▶ _The task_
Extract, in full, the lines below, beginning at the first and ending with the line that contains "plt.rcParams['font.family'] = ['Liberation". Pictures do not belong in the copy.

▶ _Source data_
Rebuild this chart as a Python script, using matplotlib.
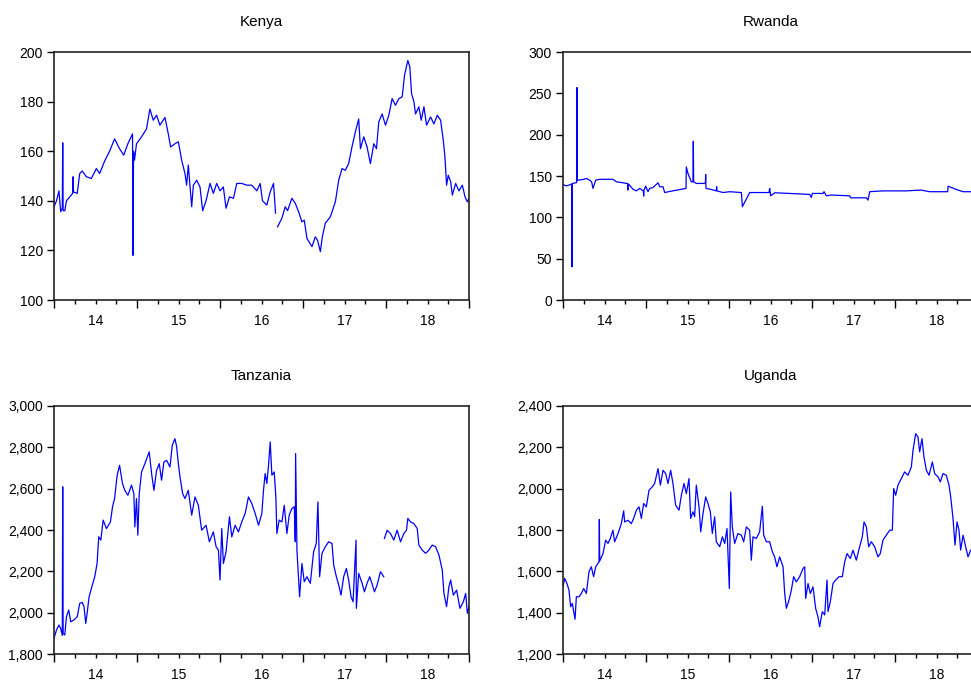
import matplotlib.pyplot as plt
import numpy as np
from matplotlib.ticker import FuncFormatter

plt.rcParams['font.family'] = ['Liberation Sans', 'DejaVu Sans']

# time is in years since the start of 2014
kenya_t = [0.00, 0.03, 0.06, 0.08, 0.100, 0.105, 0.110, 0.13, 0.15, 0.19,
           0.225, 0.23, 0.235, 0.28, 0.31, 0.34, 0.39, 0.45, 0.51, 0.55,
           0.61, 0.67, 0.73, 0.79, 0.84, 0.89, 0.946, 0.952, 0.958, 0.97,
           0.994, 1.055, 1.115, 1.155, 1.196, 1.236, 1.276, 1.337, 1.377, 1.405,
           1.457, 1.498, 1.538, 1.578, 1.598, 1.618, 1.659, 1.679, 1.719, 1.759,
           1.791, 1.832, 1.88, 1.92, 1.96, 2.0, 2.04, 2.073, 2.114, 2.162,
           2.202, 2.262, 2.323, 2.383, 2.444, 2.484, 2.512, 2.564, 2.605, 2.645,
           2.669, 2.681, 2.693, 2.746, 2.786, 2.814, 2.866, 2.907, 2.947, 2.987,
           3.015, 3.048, 3.108, 3.148, 3.176, 3.209, 3.233, 3.269, 3.329, 3.39,
           3.43, 3.47, 3.51, 3.55, 3.59, 3.631, 3.671, 3.692, 3.732, 3.772,
           3.812, 3.853, 3.885, 3.913, 3.953, 3.994, 4.034, 4.074, 4.114, 4.155,
           4.195, 4.223, 4.263, 4.287, 4.308, 4.336, 4.356, 4.396, 4.424, 4.457,
           4.489, 4.537, 4.577, 4.618, 4.658, 4.69, 4.71, 4.73, 4.75, 4.779,
           4.799, 4.839, 4.879, 4.92, 4.952, 4.98, 5.0]
kenya_v = [137.6, 140, 144, 135.6, 137, 163.4, 136, 136, 140, 141.6,
           143, 149.7, 143.6, 143, 151, 152, 149.7, 149, 153, 151,
           156, 160, 165, 161, 158.4, 163, 167, 118, 160, 156.4,
           163, 165.8, 169, 177, 172.5, 174.5, 170.5, 173.6, 167, 161.7,
           163, 163.8, 156.4, 151, 146.3, 154.4, 137.6, 146.3, 148.3, 145.6,
           136, 140, 147, 143, 147, 144, 145.6, 137, 141.6, 141,
           147, 147, 146.3, 146.3, 144, 147, 140, 138.3, 143.6, 147,
           135, np.nan, 129.5, 133, 137.6, 136, 141, 139, 135.6, 131.5,
           132.2, 124.8, 121.5, 125.5, 124, 119.5, 125.5, 131, 133.5, 139.6,
           148.3, 153, 152.3, 155, 161.7, 167.8, 173, 161, 165.8, 161.7,
           155, 163, 161, 171.8, 175, 170.5, 174.5, 181.2, 178.5, 181.2,
           181.9, 190.6, 196.6, 194, 183.2, 180, 175, 177.9, 172.5, 177.9,
           170.5, 173.8, 171, 174.5, 172.5, 164.4, 157.7, 146.3, 150.3, 147.7,
           142.3, 147, 144, 146.3, 141.6, 139.6, 141]

rwanda_t = [0.00, 0.04, 0.10, 0.104, 0.108, 0.112, 0.153, 0.165, 0.169, 0.173,
            0.181, 0.241, 0.281, 0.321, 0.345, 0.361, 0.394, 0.442, 0.522, 0.602,
            0.643, 0.723, 0.763, 0.779, 0.783, 0.787, 0.795, 0.843, 0.884, 0.924,
            0.968, 0.972, 0.976, 0.996, 1.024, 1.044, 1.084, 1.145, 1.165, 1.205,
            1.225, 1.305, 1.482, 1.486, 1.506, 1.546, 1.566, 1.570, 1.574, 1.606,
            1.707, 1.715, 1.719, 1.723, 1.787, 1.847, 1.851, 1.855, 1.928, 2.008,
            2.149, 2.161, 2.249, 2.482, 2.49, 2.502, 2.55, 2.731, 2.972, 2.992,
            3.004, 3.133, 3.145, 3.173, 3.233, 3.454, 3.466, 3.655, 3.675, 3.695,
            3.855, 4.137, 4.313, 4.418, 4.618, 4.635, 4.639, 4.739, 4.819, 4.912,
            5.0]
rwanda_v = [139.7, 138, 140, 140, 40.3, 141, 141.8, 142, 257, 145,
            145, 145.8, 147, 145, 143, 135, 145, 146, 146, 146,
            143, 141.8, 141, 141, 133, 140, 139.7, 134, 132, 135,
            132, 125.7, 133, 137.7, 131, 135, 136, 141.8, 137, 137,
            130, 131.7, 135, 161, 153, 143, 143, 192, 143, 141,
            141, 141, 151.8, 135, 133.7, 132, 137, 132, 130, 131,
            130, 112.8, 130, 130, 135, 126, 129.7, 128.9, 127.7, 124,
            128.9, 128.9, 131, 126, 127, 126, 123.6, 123.6, 120.8, 131,
            132, 132, 133, 131, 131, 131, 137.7, 133.7, 131, 131,
            131]

tanzania_t = [0.00, 0.03, 0.06, 0.08, 0.100, 0.105, 0.110, 0.13, 0.15, 0.177,
              0.201, 0.238, 0.28, 0.31, 0.34, 0.362, 0.382, 0.399, 0.423, 0.45,
              0.491, 0.519, 0.539, 0.564, 0.592, 0.632, 0.68, 0.705, 0.73, 0.761,
              0.79, 0.825, 0.853, 0.89, 0.934, 0.962, 0.974, 0.994, 1.01, 1.027,
              1.055, 1.095, 1.147, 1.176, 1.204, 1.236, 1.268, 1.296, 1.324, 1.357,
              1.397, 1.425, 1.457, 1.478, 1.498, 1.518, 1.55, 1.578, 1.618, 1.659,
              1.699, 1.739, 1.779, 1.832, 1.872, 1.92, 1.953, 1.981, 2.0, 2.021,
              2.041, 2.073, 2.114, 2.142, 2.182, 2.222, 2.262, 2.303, 2.343, 2.383,
              2.424, 2.464, 2.504, 2.524, 2.544, 2.564, 2.585, 2.605, 2.625, 2.653,
              2.673, 2.685, 2.713, 2.746, 2.774, 2.806, 2.834, 2.866, 2.895, 2.907,
              2.911, 2.927, 2.959, 2.987, 3.015, 3.048, 3.088, 3.128, 3.16, 3.18,
              3.2, 3.229, 3.269, 3.309, 3.349, 3.37, 3.402, 3.43, 3.458, 3.49,
              3.523, 3.55, 3.579, 3.603, 3.639, 3.643, 3.671, 3.712, 3.74, 3.772,
              3.804, 3.83, 3.861, 3.893, 3.933, 3.973, 3.977, 3.981, 4.014, 4.054,
              4.094, 4.134, 4.175, 4.215, 4.247, 4.263, 4.295, 4.336, 4.376, 4.396,
              4.436, 4.477, 4.517, 4.557, 4.597, 4.638, 4.678, 4.698, 4.73, 4.758,
              4.779, 4.811, 4.851, 4.891, 4.932, 4.96, 4.98, 5.0]
tanzania_v = [1876, 1916, 1940, 1924, 1890, 2609, 1900, 1892, 1980, 2013,
              1956, 1964, 1980, 2045, 2050, 2029, 1948, 1997, 2077, 2117,
              2174, 2238, 2367, 2351, 2448, 2407, 2439, 2512, 2552, 2665,
              2713, 2625, 2592, 2568, 2617, 2576, 2415, 2552, 2375, 2576,
              2681, 2721, 2778, 2673, 2592, 2689, 2721, 2641, 2729, 2737,
              2705, 2810, 2842, 2802, 2721, 2657, 2576, 2552, 2592, 2472,
              2560, 2520, 2399, 2423, 2343, 2391, 2319, 2303, 2158, 2407,
              2238, 2295, 2464, 2367, 2423, 2391, 2439, 2480, 2560, 2528,
              2480, 2423, 2480, 2592, 2673, 2625, 2713, 2826, 2665, 2681,
              2560, 2383, 2448, 2439, 2520, 2383, 2472, 2504, 2512, 2343,
              2770, 2303, 2077, 2238, 2150, 2174, 2142, 2295, 2335, 2536,
              2174, 2287, 2319, 2343, 2335, 2230, 2174, 2134, 2085, 2174,
              2214, 2158, 2077, 2053, 2351, 2021, 2190, 2142, 2101, 2142,
              2174, 2142, 2101, 2134, 2198, 2174, np.nan, 2359, 2399, 2383,
              2351, 2399, 2343, 2383, 2399, 2456, 2439, 2431, 2407, 2327,
              2303, 2287, 2303, 2327, 2319, 2279, 2206, 2093, 2029, 2126,
              2158, 2085, 2109, 2021, 2053, 2093, 1997, 2029]

uganda_t = [0.00, 0.02, 0.048, 0.072, 0.092, 0.112, 0.133, 0.145, 0.161, 0.193,
            0.221, 0.249, 0.281, 0.313, 0.341, 0.369, 0.394, 0.434, 0.438, 0.442,
            0.482, 0.514, 0.542, 0.57, 0.602, 0.622, 0.663, 0.703, 0.731, 0.743,
            0.783, 0.823, 0.851, 0.884, 0.916, 0.944, 0.972, 1.004, 1.036, 1.076,
            1.104, 1.145, 1.173, 1.205, 1.237, 1.265, 1.297, 1.325, 1.357, 1.398,
            1.426, 1.458, 1.486, 1.518, 1.538, 1.566, 1.586, 1.606, 1.639, 1.659,
            1.687, 1.719, 1.747, 1.775, 1.799, 1.827, 1.847, 1.888, 1.92, 1.948,
            1.976, 2.004, 2.02, 2.04, 2.068, 2.108, 2.149, 2.177, 2.209, 2.249,
            2.269, 2.289, 2.329, 2.369, 2.402, 2.418, 2.45, 2.49, 2.522, 2.55,
            2.578, 2.61, 2.651, 2.671, 2.691, 2.723, 2.751, 2.779, 2.811, 2.851,
            2.892, 2.912, 2.924, 2.952, 2.98, 3.012, 3.044, 3.072, 3.092, 3.124,
            3.153, 3.181, 3.193, 3.221, 3.253, 3.285, 3.325, 3.365, 3.394, 3.422,
            3.462, 3.494, 3.534, 3.574, 3.606, 3.627, 3.655, 3.683, 3.715, 3.755,
            3.795, 3.823, 3.855, 3.896, 3.936, 3.968, 3.984, 4.008, 4.036, 4.076,
            4.116, 4.157, 4.197, 4.217, 4.249, 4.277, 4.297, 4.325, 4.349, 4.378,
            4.41, 4.45, 4.478, 4.518, 4.546, 4.578, 4.618, 4.651, 4.671, 4.699,
            4.723, 4.747, 4.771, 4.791, 4.82, 4.851, 4.88, 4.912, 5.0]
uganda_v = [1525, 1566, 1541, 1509, 1429, 1445, 1397, 1368, 1477, 1477,
            1493, 1517, 1493, 1598, 1622, 1574, 1622, 1646, 1851, 1650,
            1686, 1751, 1735, 1759, 1799, 1743, 1783, 1831, 1893, 1839,
            1847, 1831, 1856, 1896, 1912, 1856, 1928, 1912, 1992, 2009,
            2025, 2097, 2017, 2089, 2073, 2025, 2089, 2025, 1920, 1896,
            1968, 2025, 1976, 2049, 1856, 1888, 1864, 2017, 1912, 1791,
            1880, 1960, 1928, 1888, 1783, 1864, 1743, 1719, 1767, 1735,
            1807, 1517, 1984, 1815, 1735, 1783, 1775, 1743, 1815, 1799,
            1654, 1767, 1759, 1791, 1915, 1775, 1743, 1743, 1695, 1670,
            1622, 1670, 1622, 1493, 1421, 1461, 1509, 1574, 1549, 1574,
            1614, 1622, 1469, 1541, 1493, 1525, 1421, 1380, 1332, 1405,
            1389, 1558, 1405, 1453, 1541, 1558, 1574, 1574, 1646, 1686,
            1662, 1702, 1654, 1719, 1767, 1839, 1815, 1719, 1743, 1719,
            1670, 1686, 1751, 1775, 1799, 1799, 2001, 1968, 2017, 2049,
            2081, 2065, 2105, 2186, 2266, 2250, 2178, 2242, 2154, 2089,
            2065, 2129, 2073, 2057, 2033, 2073, 2065, 2017, 1960, 1856,
            1727, 1839, 1799, 1703, 1775, 1719, 1670, 1703, 1700]

years = [2014, 2015, 2016, 2017, 2018, 2019]
year_labels = ['14', '15', '16', '17', '18']

fig = plt.figure(figsize=(9.71, 6.83), dpi=100)
W, H = 971, 683


def panel(x0, y_top, title, t, v, ylim, yticks, comma):
    ax = fig.add_axes([x0 / W, (H - y_top - 248) / H, 415 / W, 248 / H])
    ax.plot(np.array(t) + 2014, v, color='#0000ff', lw=0.9)
    ax.set_xlim(2014, 2019)
    ax.set_ylim(*ylim)
    ax.set_yticks(yticks)
    if comma:
        ax.yaxis.set_major_formatter(FuncFormatter(lambda y, p: f'{y:,.0f}'))
    ax.set_xticks(years)
    ax.set_xticklabels([])
    quarters = [y + q for y in years[:-1] for q in (0.25, 0.5, 0.75)]
    ax.set_xticks(quarters, minor=True)
    ax.set_xticklabels([year_labels[i // 3] if i % 3 == 1 else '' for i in range(len(quarters))],
                       minor=True)
    ax.tick_params(axis='x', which='major', direction='out', length=6, width=1,
                   top=False)
    ax.tick_params(axis='x', which='minor', direction='out', length=3, width=1,
                   pad=7, labelsize=10, top=False)
    ax.tick_params(axis='y', direction='out', length=5, width=1, pad=3,
                   labelsize=10, right=False)
    for s in ax.spines.values():
        s.set_linewidth(1.2)
        s.set_color('#222222')
    ax.set_title(title, fontsize=11, pad=19)
    return ax


panel(54, 52, 'Kenya', kenya_t, kenya_v, (100, 200),
      [100, 120, 140, 160, 180, 200], False)
panel(563, 52, 'Rwanda', rwanda_t, rwanda_v, (0, 300),
      [0, 50, 100, 150, 200, 250, 300], False)
panel(54, 406, 'Tanzania', tanzania_t, tanzania_v, (1800, 3000),
      [1800, 2000, 2200, 2400, 2600, 2800, 3000], True)
panel(563, 406, 'Uganda', uganda_t, uganda_v, (1200, 2400),
      [1200, 1400, 1600, 1800, 2000, 2200, 2400], True)

fig.savefig('out.png', dpi=100)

▶ _Expected output_
Rebuild this chart as a Python script, using matplotlib.
import matplotlib.pyplot as plt
import numpy as np
from matplotlib.ticker import FuncFormatter

plt.rcParams['font.family'] = ['Liberation Sans', 'DejaVu Sans']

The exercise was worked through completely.